Switch patterns dispatch via invokedynamic to SwitchBootstraps.typeSwitch, which generates a classifier returning the case index.

Exhaustiveness: for sealed types, the compiler verifies every permitted subclass is handled. For other types, a default case is required.

15. JLS §4.6 — type erasure¶

Generic type parameters are erased to their bound (or Object if unbounded):

Method signatures use erased types. Bridge methods are synthesized to preserve subtyping after erasure.
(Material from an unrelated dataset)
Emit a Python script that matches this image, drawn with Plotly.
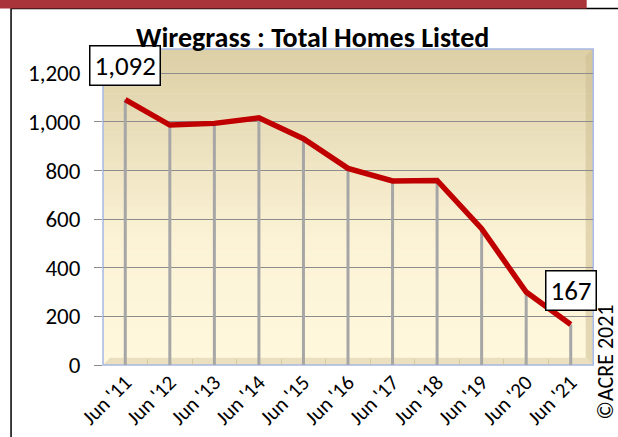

16. Reading order for spec depth¶

1. JLS §8.1.1.1, §8.4.3.1 — abstract classes/methods
2. JLS §9 — interfaces
3. JLS §9.4, §9.4.1 — interface methods + resolution
4. JLS §8.1.1.2 — sealed classes
5. JLS §15.12 — method invocation
6. JLS §14.30 — pattern matching
7. JLS §4.6 — erasure
8. JVMS §4.6 — method_info (ACC_ABSTRACT)
9. JVMS §4.7.31 — PermittedSubclasses
10. JVMS §5.4.6 — method resolution
11. JVMS §6.5 — invoke* opcodes
12. java.lang.invoke Javadoc — MethodHandle, LambdaMetafactory, VarHandle, SwitchBootstraps

Memorize this: the JLS specifies what abstraction means in source code; the JVMS specifies how it's encoded and dispatched. Abstract methods carry no Code attribute; dispatch uses vtable/itable; sealed types use the PermittedSubclasses attribute; pattern matching uses invokedynamic. Read the spec when behavior surprises you — it's almost always there in plain text.